Yes Rich, our plan is to apply the LSID to the accession 'number' (actually an accession 'code' as we have an historical legacy of suffix 'a', 'b', etc for subdivisions of the original collection which in many cases is a collection of objects rather than one physical object - a bag of leaves for example). And yes, there are some possible problems with errors associated with the metadata but ... in the cotenxt of a DBMS where the accession number is set to unique values only, duplications are in reality impossible, and yes there are far more important challenges to address than this ... ;-)
O.K., thanks -- and I agree!
I assume you are correct about the
001100010011001000110011001101000011010100110110
... I'm a systematist leaning towards nomenclature rather than an IT person.
You and me both. I was able to create the binary conversion not because I'm a techno-whiz, but because I know just enough about how to use Google to be dangerous (i.e., http://www.theskull.com/javascript/ascii-binary.html). But the main question was about exactly how one would convert the text "12345" into a binary data blob for the LSID "data" (as opposed to metadata).
I guess the 'change of ownership' comment was directed at the importance of retaining the accession number as this is cited in the literature, and the utility of keeping this as a resolvable LSID.
Ah! That makes sense. But still, I'm a little uneasy about "committing" an LSID to an accession number by branding it with data. The main advantage I see is that no matter how much manipulation happens with the metadata, there will still be "something" permanently included with the LSID as data that a human might be able to use to sort things out if the metadata get changed too much. Even still, though, I think I would want to also include an institutional and/or collection prefix, so that the embedded number is (potentially) more interpretable to an outside observer.

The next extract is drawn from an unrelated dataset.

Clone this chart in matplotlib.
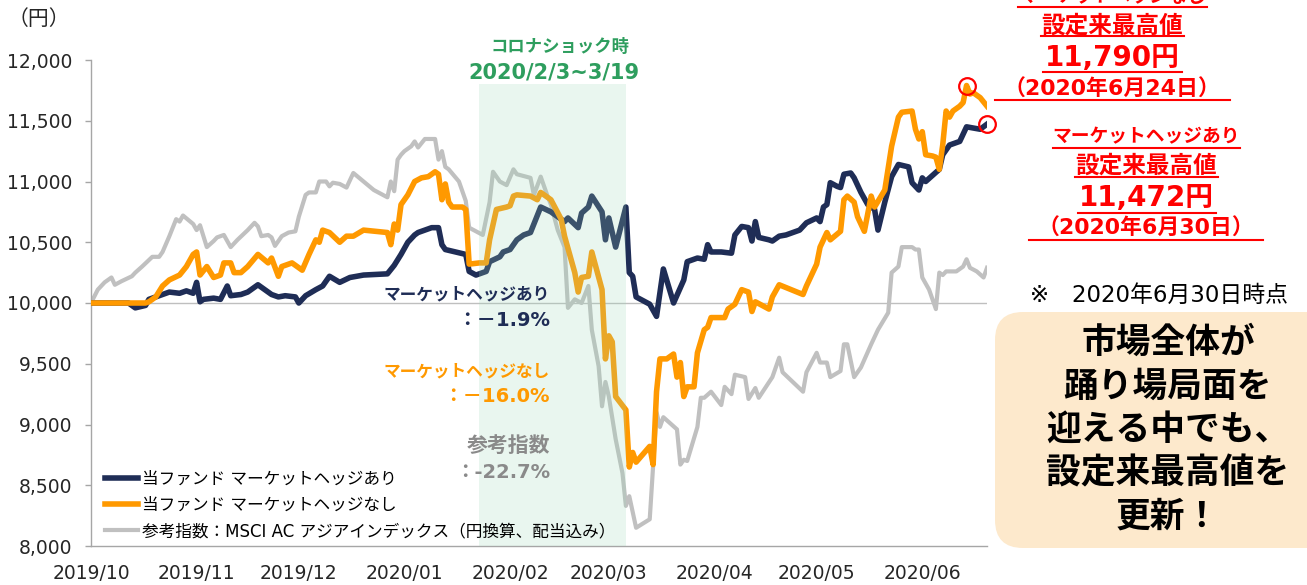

A rather complex model is required for 'managing' the objects of a collecting event and what subsequently happens to those objects, which others have more experience of and valid opinions on - I refer, for example, to a pit trap for insects where multiple objects are assigned an initial accession number, the objects are subsequently divided and divided again and again and finally a few may end up on pins as name bearing types.
Right -- that's a common occurrence in natural history collections. The number "12345" is assigned to a multi-species lot, and then later that lot is split up into constituent parts. I don't see this as a major problem, though. In cases where institutions typically retain the original number for one of the original parts, and simply assign new numbers to the bits that were "removed", then the only thing that changes on the original accession number/LSID is the metadata for its contents, and the new accession numbers/LSIDs would, presumably, include pointers back to the original number/LSID as a "removed from" indicator -- but again, it only affects metadata. Conversely, institutions that assign new numbers to all components of a split-up lot (effectively depreciating the original number and retaining its meaning to the original multi-part lot) will also only need to manage metadata changes.

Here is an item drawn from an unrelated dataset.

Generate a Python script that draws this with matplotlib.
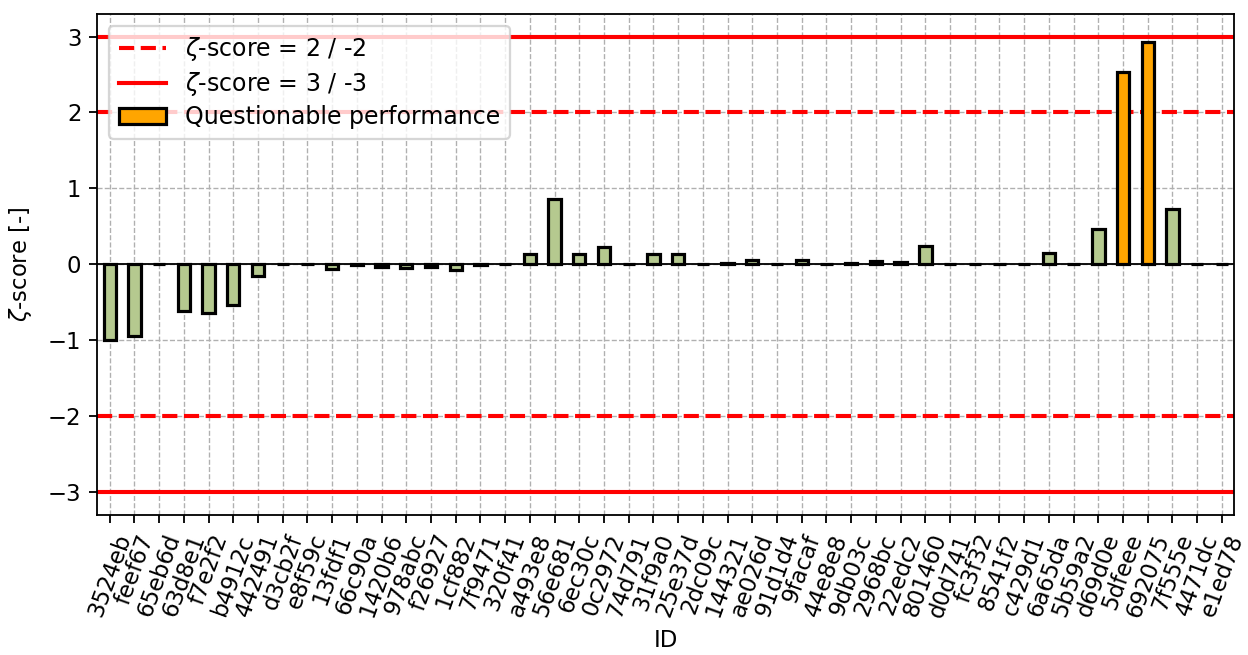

The more I think about it, the more I like your approach of branding the LSID to the accession event, rather than some conceptual notion of a "specimen" -- which is actually more dynamic than I think most people realize). But I'd like to see TDWG create some sort of standard that we can all collectively follow in how to actually do this. Personally, I'd like to see that standard include institution code and collection code within the binary data blob.
Aloha, Rich